I’m afraid that our interaction with God is somewhat like the cat. We want what we want, when we want it. But God knows that we are easily spoiled. The more He indulges us, the more tempted we are to long for the gifts, rather than the giver. And so He makes us wait upon Him.

And we do wait, because, just as the Psalmist, the believer knows that God’s promises are good. The believer knows that the Word of God is the truth. And we know that when God promises something, it is as certain as if it were happening right this moment. There are hundreds of promises in the Bible, all summed up by, “You will be my people, and I will be your God.” We belong to Him. We are His children.

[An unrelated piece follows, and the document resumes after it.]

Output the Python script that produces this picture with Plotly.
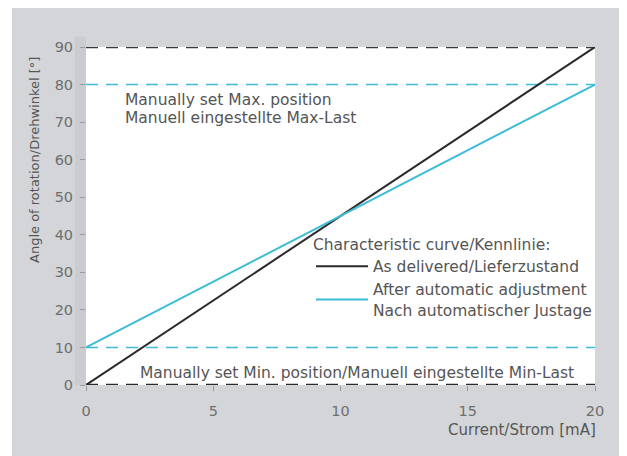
import plotly.graph_objects as go

current = [0, 20]
as_delivered = [0, 90]
after_adjustment = [10, 80]
max_limit_default = [90, 90]
min_limit_default = [0, 0]
max_limit_manual = [80, 80]
min_limit_manual = [10, 10]
x_ticks = [0, 5, 10, 15, 20]
y_ticks = [0, 10, 20, 30, 40, 50, 60, 70, 80, 90]

FONT = "DejaVu Sans"
GREY_TXT = "#555555"
TICK_TXT = "#6e6e6e"
CYAN = "#3dbcd6"
DARK = "#2a2a2a"
TXT_SIZE = 15.5

fig = go.Figure()
fig.add_trace(go.Scatter(x=current, y=max_limit_default, mode="lines",
                         line=dict(color="#3a3a3a", width=2.5, dash="12px,8px"),
                         showlegend=False, hoverinfo="skip", cliponaxis=False))
fig.add_trace(go.Scatter(x=current, y=min_limit_default, mode="lines",
                         line=dict(color="#2a2a2a", width=2.5, dash="12px,8px"),
                         showlegend=False, hoverinfo="skip", cliponaxis=False))
fig.add_trace(go.Scatter(x=current, y=max_limit_manual, mode="lines",
                         line=dict(color=CYAN, width=1.5, dash="12px,8px"),
                         showlegend=False, hoverinfo="skip"))
fig.add_trace(go.Scatter(x=current, y=min_limit_manual, mode="lines",
                         line=dict(color=CYAN, width=1.5, dash="12px,8px"),
                         showlegend=False, hoverinfo="skip"))
fig.add_trace(go.Scatter(x=current, y=as_delivered, mode="lines",
                         line=dict(color=DARK, width=2),
                         name="As delivered/Lieferzustand"))
fig.add_trace(go.Scatter(x=current, y=after_adjustment, mode="lines",
                         line=dict(color=CYAN, width=2),
                         name="After automatic adjustment<br>Nach automatischer Justage"))

shapes = [
    dict(type="rect", xref="paper", yref="paper", x0=-0.1454, x1=1.07,
         y0=-0.215, y1=1.1154, fillcolor="#d3d5d8", line=dict(width=0), layer="below"),
    dict(type="rect", xref="paper", yref="paper", x0=-0.022, x1=0, y0=0.0, y1=1.03,
         fillcolor="#cacccf", line=dict(width=0), layer="below"),
    dict(type="rect", xref="paper", yref="paper", x0=0, x1=1, y0=0, y1=1,
         fillcolor="white", line=dict(width=0), layer="below"),
]

annotations = [
    dict(x=1.45, y=75.9, xref="x", yref="y", xanchor="left", yanchor="middle",
         text="Manually set Max. position", showarrow=False,
         font=dict(family=FONT, size=TXT_SIZE, color=GREY_TXT)),
    dict(x=1.45, y=71.2, xref="x", yref="y", xanchor="left", yanchor="middle",
         text="Manuell eingestellte Max-Last", showarrow=False,
         font=dict(family=FONT, size=TXT_SIZE, color=GREY_TXT)),
    dict(x=10.65, y=3.3, xref="x", yref="y", xanchor="center", yanchor="middle",
         text="Manually set Min. position/Manuell eingestellte Min-Last", showarrow=False,
         font=dict(family=FONT, size=TXT_SIZE, color=GREY_TXT)),
    dict(x=1.006, y=-0.133, xref="paper", yref="paper", xanchor="right", yanchor="middle",
         text="Current/Strom [mA]", showarrow=False,
         font=dict(family=FONT, size=15, color=GREY_TXT)),
    dict(x=-0.1, y=0.666, xref="paper", yref="paper", xanchor="center", yanchor="middle",
         text="Angle of rotation/Drehwinkel [°]", showarrow=False, textangle=-90,
         font=dict(family=FONT, size=13, color=GREY_TXT)),
]

fig.update_layout(
    width=619, height=448,
    margin=dict(l=78, r=32, t=39, b=71, autoexpand=False),
    paper_bgcolor="white",
    plot_bgcolor="rgba(0,0,0,0)",
    font=dict(family=FONT, size=TXT_SIZE, color=GREY_TXT),
    shapes=shapes,
    annotations=annotations,
    legend=dict(
        x=0.442, y=0.46, xanchor="left", yanchor="top",
        bgcolor="rgba(255,255,255,0)",
        title=dict(text="Characteristic curve/Kennlinie:", side="top",
                   font=dict(family=FONT, size=TXT_SIZE, color=GREY_TXT)),
        font=dict(family=FONT, size=TXT_SIZE, color=GREY_TXT),
        tracegroupgap=0, itemwidth=52,
    ),
    xaxis=dict(range=[0, 20], tickvals=x_ticks, showgrid=False, zeroline=False,
               showline=False, ticks="outside", ticklen=5, tickcolor="#9a9a9a",
               ticklabelstandoff=8,
               tickfont=dict(family=FONT, size=14.5, color=TICK_TXT)),
    yaxis=dict(range=[0, 90], tickvals=y_ticks, showgrid=False, zeroline=False,
               showline=False, ticks="outside", ticklen=5, tickcolor="#9a9a9a",
               ticklabelstandoff=4,
               tickfont=dict(family=FONT, size=14.5, color=TICK_TXT)),
)

fig.write_html("out.html")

• He has promised us that everyone who believes in Jesus will not perish but have eternal life.

• He has told us that the things He has prepared for those who love Him exceed our wildest imagining.

• He has told us that He works all things together for good, for those who love Him and are called according to His purpose.

• He has promised never to leave us or forsake us.

• He has promised to be with us always until the end of the ages.

The Christian hope is not a wistful daydream about how we would like things to turn out. The Christian hope is the certainty of things not yet seen, because the sovereign Lord of the universe has said they will be that way. And so, the Psalmist finished his prayer with these words:

O Israel, wait for the Lord,

for with the Lord there is mercy;

with Him there is plenteous redemption,

and he shall redeem Israel from all their sins.

Israel went through some very bad times because of their sins. They were God’s people, but they worshipped false gods and lived in conflict with God’s laws. Were they any different from anyone else? No. The words God spoke to them ring as true today here in our nation and our chaotic world:

If my people, who are called by my name, will humble themselves and pray and seek my face, and turn from their wicked ways, I will hear from heaven, and I will forgive their sin, and I will heal their land. [2 Chronicles 7:14; see also Deuteronomy 30:1-10]

It is not a vain hope. It is a promise in which we can live as we wait on the Lord. Hudson Taylor, the great missionary to China, trusted God implicitly to provide the people and the finances to do the work God had given him to do. His great-grandson, James, carries on his work with the Overseas Missionary Fellowship. James Taylor recently described that trust this way:

We . . . begin from a position of faith. We believe God does exist. We have become convinced of this in a variety of ways, but all of us have experienced the grace of God in bringing us to know Himself through Jesus Christ and through rebirth by His Spirit. We believe we have good grounds of believing in Him through the historical fact of the resurrection of Jesus Christ from the dead: we believe that someone who said He would die and rise again, and did it, is credible in every other way. Therefore we are prepared to trust Him, not only for the eternal salvation of our souls, but also for the practical provision of our daily bread....

The Psalmist has given us a model of Christian prayer:

• Longing for God

• Repenting before Him

• Waiting on Him

• And trusting Him

When you trust God, waiting on Him becomes a joy. No longer are you frantically wondering if God will deliver. Instead, you are eagerly anticipating the moment when He will com walking through the door.